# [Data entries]
__________________________________________________

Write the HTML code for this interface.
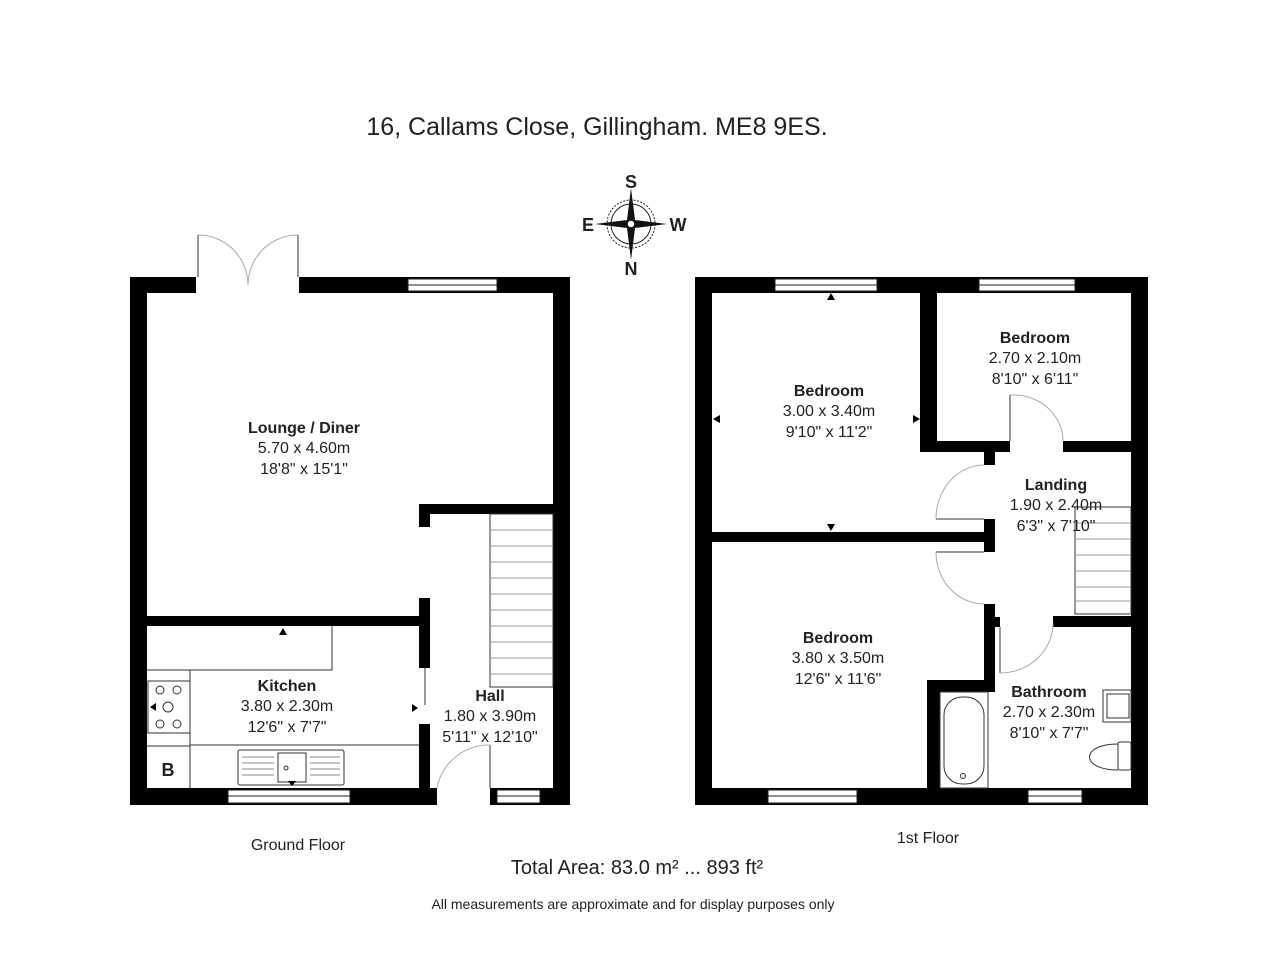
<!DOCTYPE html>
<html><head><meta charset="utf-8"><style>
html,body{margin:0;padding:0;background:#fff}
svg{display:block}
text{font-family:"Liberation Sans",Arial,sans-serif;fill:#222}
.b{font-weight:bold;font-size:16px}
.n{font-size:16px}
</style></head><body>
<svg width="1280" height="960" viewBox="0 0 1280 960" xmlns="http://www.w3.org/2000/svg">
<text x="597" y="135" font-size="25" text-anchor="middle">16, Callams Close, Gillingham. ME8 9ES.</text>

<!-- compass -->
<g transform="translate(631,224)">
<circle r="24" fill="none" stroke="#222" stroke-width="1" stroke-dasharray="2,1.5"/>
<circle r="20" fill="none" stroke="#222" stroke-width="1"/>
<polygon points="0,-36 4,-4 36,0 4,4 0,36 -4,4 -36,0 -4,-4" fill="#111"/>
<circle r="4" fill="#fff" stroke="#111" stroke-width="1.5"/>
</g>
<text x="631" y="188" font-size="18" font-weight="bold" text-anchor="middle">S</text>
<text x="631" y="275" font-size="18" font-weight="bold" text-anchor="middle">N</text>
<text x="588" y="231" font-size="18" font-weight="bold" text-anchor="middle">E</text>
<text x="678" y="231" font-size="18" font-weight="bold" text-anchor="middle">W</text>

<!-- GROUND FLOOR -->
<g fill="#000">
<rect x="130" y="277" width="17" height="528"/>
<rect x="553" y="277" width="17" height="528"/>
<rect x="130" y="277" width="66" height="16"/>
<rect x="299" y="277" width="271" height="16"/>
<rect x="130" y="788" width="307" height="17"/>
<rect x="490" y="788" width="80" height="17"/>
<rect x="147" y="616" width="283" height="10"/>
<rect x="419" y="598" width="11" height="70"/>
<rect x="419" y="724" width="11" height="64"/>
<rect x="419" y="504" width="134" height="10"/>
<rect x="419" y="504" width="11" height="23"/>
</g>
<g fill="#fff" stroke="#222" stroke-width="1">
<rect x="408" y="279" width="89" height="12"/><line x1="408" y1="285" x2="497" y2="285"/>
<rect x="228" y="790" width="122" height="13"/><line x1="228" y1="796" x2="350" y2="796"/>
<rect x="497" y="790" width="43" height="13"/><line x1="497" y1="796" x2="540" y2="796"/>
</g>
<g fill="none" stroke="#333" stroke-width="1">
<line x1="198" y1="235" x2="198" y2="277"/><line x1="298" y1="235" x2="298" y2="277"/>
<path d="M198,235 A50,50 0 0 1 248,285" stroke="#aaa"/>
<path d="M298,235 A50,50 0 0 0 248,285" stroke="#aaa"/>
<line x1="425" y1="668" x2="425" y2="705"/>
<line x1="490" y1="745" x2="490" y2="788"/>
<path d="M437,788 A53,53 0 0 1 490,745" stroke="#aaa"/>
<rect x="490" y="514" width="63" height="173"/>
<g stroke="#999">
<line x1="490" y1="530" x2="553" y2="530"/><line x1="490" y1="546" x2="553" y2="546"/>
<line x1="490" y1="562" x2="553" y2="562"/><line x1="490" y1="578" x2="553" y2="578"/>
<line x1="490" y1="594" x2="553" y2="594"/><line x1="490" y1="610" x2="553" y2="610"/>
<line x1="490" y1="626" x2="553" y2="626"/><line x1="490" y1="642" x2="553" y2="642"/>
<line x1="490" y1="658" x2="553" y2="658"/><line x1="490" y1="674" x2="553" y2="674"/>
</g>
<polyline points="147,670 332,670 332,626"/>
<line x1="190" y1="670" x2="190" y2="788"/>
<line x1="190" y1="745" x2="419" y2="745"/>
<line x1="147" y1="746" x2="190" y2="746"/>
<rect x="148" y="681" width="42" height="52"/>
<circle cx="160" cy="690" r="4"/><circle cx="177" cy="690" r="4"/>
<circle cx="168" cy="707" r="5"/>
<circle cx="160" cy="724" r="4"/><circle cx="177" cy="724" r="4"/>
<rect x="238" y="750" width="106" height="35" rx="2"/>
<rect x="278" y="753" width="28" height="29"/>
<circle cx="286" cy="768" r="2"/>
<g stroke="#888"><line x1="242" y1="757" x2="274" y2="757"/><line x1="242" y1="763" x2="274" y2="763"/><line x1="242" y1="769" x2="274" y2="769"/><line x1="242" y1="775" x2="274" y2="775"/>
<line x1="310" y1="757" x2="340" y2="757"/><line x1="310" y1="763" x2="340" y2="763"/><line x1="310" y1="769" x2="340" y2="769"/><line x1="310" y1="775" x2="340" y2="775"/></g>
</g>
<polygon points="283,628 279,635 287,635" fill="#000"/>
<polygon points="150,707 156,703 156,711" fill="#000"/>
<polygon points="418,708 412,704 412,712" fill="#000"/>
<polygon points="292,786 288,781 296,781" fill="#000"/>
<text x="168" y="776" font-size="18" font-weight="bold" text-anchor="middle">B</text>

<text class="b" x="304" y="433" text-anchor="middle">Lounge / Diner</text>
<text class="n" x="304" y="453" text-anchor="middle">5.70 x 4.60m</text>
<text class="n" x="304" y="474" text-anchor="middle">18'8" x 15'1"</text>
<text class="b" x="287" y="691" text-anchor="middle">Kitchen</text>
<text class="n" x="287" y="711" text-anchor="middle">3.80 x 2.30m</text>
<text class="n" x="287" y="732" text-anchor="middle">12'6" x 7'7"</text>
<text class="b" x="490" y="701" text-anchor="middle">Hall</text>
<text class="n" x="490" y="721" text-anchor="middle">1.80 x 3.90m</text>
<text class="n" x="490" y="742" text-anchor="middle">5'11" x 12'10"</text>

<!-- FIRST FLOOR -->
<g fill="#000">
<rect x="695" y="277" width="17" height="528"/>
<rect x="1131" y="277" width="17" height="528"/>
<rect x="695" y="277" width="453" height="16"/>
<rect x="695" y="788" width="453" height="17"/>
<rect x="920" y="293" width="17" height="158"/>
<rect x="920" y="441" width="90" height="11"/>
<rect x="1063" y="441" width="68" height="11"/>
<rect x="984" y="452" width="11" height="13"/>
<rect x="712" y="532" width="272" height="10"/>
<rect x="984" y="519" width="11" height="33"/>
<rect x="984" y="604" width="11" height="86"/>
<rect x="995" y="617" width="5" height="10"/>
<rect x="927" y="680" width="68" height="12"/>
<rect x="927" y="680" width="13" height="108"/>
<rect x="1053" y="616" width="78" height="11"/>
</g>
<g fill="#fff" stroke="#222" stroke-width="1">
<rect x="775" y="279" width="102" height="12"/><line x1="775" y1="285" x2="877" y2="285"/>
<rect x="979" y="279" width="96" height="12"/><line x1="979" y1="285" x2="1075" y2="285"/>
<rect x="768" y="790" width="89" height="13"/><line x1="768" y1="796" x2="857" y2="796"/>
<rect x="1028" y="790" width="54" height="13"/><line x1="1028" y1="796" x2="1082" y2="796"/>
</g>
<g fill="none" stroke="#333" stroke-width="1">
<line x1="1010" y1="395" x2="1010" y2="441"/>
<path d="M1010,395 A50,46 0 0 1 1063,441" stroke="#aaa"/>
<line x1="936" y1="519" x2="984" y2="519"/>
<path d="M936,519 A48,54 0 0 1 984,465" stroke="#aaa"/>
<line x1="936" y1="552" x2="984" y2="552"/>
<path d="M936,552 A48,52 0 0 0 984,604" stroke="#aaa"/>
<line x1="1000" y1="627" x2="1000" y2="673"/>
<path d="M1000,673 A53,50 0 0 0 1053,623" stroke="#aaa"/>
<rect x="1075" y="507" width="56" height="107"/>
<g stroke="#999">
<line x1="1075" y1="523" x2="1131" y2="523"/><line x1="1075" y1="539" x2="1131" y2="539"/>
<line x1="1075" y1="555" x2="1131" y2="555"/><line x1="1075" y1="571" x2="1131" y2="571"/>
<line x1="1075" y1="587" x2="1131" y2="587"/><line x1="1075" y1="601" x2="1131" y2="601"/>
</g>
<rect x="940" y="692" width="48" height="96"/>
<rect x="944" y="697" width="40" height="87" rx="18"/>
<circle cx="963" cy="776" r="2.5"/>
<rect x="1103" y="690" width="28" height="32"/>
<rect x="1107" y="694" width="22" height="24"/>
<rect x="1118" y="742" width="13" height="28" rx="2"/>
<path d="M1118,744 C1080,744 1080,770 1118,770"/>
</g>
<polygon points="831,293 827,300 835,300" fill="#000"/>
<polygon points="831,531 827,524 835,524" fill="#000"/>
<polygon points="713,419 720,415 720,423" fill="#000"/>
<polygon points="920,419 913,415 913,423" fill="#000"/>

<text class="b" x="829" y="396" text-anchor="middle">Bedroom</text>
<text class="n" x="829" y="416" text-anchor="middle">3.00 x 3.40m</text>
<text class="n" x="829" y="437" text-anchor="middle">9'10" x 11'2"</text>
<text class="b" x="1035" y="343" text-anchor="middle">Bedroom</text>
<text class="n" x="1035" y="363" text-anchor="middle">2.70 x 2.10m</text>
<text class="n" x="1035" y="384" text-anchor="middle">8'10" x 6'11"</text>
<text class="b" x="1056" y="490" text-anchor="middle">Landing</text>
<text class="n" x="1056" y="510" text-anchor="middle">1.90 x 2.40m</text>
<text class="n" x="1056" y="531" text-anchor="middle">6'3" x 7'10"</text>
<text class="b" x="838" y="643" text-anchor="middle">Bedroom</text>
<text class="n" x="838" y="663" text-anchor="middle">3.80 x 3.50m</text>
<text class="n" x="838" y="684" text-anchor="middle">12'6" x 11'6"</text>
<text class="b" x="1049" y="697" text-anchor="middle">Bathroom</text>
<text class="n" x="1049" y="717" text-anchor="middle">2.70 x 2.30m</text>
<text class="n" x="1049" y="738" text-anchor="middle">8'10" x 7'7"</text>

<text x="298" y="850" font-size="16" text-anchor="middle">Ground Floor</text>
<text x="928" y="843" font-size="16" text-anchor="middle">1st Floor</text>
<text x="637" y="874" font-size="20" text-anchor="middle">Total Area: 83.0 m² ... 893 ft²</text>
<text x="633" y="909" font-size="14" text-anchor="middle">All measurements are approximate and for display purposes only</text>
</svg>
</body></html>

__________________________________________________

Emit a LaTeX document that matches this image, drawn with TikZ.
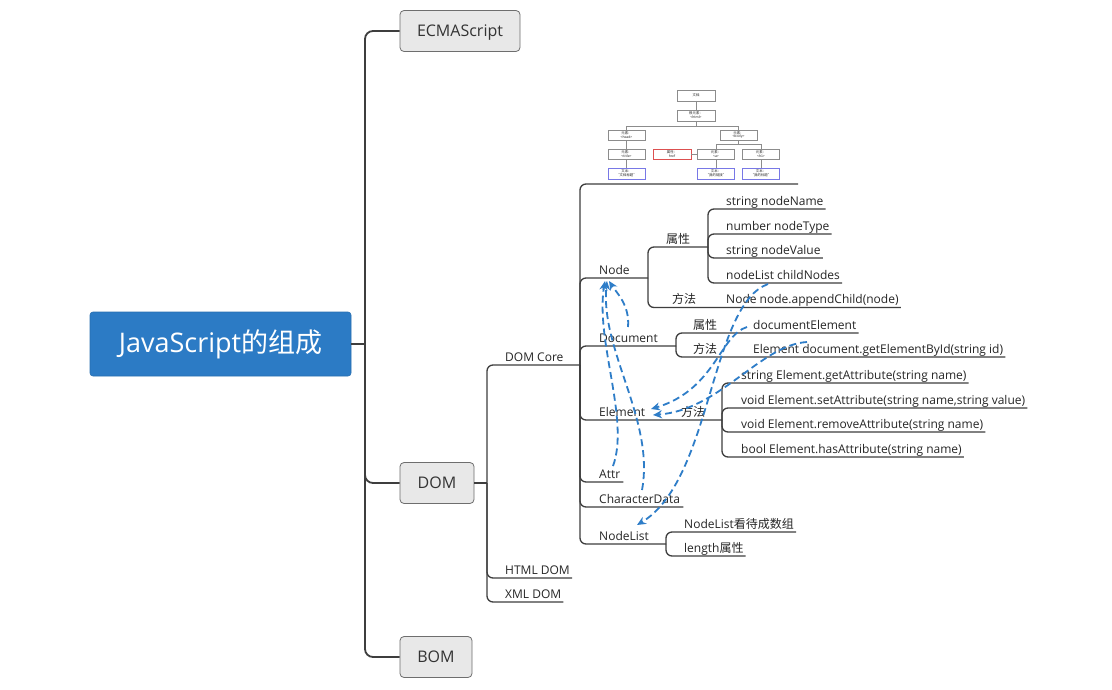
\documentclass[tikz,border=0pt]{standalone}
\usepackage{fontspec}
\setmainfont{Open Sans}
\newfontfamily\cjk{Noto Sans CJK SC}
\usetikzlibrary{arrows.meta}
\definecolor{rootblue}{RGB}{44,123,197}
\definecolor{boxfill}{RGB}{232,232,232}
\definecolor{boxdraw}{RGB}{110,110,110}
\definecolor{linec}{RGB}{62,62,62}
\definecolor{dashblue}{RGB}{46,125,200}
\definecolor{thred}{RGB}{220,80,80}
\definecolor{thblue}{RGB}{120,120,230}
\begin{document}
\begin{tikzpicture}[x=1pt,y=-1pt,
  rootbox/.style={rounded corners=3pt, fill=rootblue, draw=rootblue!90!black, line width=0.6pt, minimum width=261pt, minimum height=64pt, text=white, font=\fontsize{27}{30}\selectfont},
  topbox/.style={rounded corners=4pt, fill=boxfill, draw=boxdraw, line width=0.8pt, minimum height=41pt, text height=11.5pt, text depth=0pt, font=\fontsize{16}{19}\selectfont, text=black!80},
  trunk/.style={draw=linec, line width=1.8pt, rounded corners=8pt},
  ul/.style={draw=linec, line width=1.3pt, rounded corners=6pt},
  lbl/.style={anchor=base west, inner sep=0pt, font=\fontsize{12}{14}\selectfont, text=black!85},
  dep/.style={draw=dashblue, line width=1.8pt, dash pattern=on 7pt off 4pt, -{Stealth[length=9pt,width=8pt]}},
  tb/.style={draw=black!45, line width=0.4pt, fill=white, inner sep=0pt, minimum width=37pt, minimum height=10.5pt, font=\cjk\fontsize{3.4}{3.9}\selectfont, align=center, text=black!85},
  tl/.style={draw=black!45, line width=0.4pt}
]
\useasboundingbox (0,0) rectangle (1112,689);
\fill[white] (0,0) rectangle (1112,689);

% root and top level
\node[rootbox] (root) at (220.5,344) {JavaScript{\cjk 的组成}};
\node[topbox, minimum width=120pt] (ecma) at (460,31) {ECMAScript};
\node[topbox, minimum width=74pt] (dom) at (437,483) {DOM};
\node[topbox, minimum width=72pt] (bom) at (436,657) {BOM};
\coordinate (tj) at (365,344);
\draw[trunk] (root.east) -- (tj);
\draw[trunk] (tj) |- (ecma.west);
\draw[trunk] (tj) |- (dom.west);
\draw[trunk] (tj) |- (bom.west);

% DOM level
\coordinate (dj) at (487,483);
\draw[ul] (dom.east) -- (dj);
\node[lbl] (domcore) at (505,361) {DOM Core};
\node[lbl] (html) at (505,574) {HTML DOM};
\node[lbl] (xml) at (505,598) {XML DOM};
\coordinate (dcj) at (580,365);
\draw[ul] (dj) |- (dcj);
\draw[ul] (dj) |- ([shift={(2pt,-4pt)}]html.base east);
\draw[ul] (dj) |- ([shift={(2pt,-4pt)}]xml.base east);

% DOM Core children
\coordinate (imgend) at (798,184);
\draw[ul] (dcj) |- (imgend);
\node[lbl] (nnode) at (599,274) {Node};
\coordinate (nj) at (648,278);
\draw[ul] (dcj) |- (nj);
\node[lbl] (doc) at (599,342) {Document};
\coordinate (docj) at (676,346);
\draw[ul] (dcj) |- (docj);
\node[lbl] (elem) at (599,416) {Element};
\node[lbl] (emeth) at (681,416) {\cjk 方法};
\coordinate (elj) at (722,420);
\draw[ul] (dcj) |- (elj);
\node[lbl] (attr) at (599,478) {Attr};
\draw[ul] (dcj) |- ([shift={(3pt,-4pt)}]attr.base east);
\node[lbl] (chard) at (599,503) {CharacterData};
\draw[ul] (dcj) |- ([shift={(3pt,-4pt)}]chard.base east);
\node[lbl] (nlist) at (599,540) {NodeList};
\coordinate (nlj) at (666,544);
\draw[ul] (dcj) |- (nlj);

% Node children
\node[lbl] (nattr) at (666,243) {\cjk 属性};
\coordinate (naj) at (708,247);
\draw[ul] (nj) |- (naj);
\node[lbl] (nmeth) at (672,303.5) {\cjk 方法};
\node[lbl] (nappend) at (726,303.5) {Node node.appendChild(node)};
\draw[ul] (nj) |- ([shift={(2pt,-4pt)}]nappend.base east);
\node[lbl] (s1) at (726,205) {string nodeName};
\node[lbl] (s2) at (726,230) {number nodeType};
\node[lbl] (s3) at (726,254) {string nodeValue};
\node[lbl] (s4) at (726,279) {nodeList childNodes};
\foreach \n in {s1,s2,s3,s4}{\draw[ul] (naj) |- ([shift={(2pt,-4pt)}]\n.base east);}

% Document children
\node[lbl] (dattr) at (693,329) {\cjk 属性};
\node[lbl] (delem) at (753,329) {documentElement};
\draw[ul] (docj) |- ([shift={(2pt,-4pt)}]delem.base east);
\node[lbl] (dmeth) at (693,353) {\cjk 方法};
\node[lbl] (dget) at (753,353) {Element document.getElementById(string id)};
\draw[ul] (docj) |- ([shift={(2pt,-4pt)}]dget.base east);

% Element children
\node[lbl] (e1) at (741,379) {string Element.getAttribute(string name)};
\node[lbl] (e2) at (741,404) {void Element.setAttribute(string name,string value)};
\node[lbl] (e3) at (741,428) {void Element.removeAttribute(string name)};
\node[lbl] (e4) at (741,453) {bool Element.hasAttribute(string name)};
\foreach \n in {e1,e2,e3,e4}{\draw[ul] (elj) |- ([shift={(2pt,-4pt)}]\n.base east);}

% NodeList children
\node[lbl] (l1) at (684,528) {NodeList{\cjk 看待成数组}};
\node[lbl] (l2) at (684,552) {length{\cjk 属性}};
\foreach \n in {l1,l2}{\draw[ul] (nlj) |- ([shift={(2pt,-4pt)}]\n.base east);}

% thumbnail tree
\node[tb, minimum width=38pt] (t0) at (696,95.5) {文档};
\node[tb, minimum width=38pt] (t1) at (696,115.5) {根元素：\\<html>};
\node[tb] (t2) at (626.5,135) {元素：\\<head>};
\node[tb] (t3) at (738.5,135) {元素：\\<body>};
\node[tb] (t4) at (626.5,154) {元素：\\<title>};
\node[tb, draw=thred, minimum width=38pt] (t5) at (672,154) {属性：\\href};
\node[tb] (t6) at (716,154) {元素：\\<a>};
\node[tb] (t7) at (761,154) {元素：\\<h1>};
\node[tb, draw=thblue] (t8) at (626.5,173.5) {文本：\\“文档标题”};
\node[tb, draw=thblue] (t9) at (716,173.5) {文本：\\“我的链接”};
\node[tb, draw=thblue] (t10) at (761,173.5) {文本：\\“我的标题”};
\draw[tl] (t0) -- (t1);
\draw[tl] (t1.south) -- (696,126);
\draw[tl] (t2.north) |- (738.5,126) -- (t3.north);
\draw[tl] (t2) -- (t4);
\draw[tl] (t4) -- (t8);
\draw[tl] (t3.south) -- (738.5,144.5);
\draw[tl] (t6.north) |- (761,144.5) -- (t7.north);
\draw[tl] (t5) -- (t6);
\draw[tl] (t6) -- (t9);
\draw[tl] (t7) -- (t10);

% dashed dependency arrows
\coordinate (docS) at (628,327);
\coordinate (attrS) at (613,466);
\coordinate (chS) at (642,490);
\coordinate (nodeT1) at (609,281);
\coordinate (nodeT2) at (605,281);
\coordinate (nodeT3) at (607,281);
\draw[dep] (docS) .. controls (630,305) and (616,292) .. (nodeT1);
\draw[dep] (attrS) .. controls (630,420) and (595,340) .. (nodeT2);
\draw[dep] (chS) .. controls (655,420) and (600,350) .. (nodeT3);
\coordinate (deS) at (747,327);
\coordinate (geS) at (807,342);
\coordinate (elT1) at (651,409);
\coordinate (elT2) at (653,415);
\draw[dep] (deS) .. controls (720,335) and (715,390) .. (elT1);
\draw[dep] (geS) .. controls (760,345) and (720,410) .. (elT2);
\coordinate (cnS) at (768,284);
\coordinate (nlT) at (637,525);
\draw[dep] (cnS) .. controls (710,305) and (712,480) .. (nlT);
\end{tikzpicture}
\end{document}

__________________________________________________

# [EXERCISE TASK]
Retype, word for word, only the lines from the one containing "Write the HTML code for this interface." through the one containing "Gillingham. ME8 9ES.</text>", both included, and leave out any pictures.

# [SOLVED EXERCISE]
Write the HTML code for this interface.
<!DOCTYPE html>
<html><head><meta charset="utf-8"><style>
html,body{margin:0;padding:0;background:#fff}
svg{display:block}
text{font-family:"Liberation Sans",Arial,sans-serif;fill:#222}
.b{font-weight:bold;font-size:16px}
.n{font-size:16px}
</style></head><body>
<svg width="1280" height="960" viewBox="0 0 1280 960" xmlns="http://www.w3.org/2000/svg">
<text x="597" y="135" font-size="25" text-anchor="middle">16, Callams Close, Gillingham. ME8 9ES.</text>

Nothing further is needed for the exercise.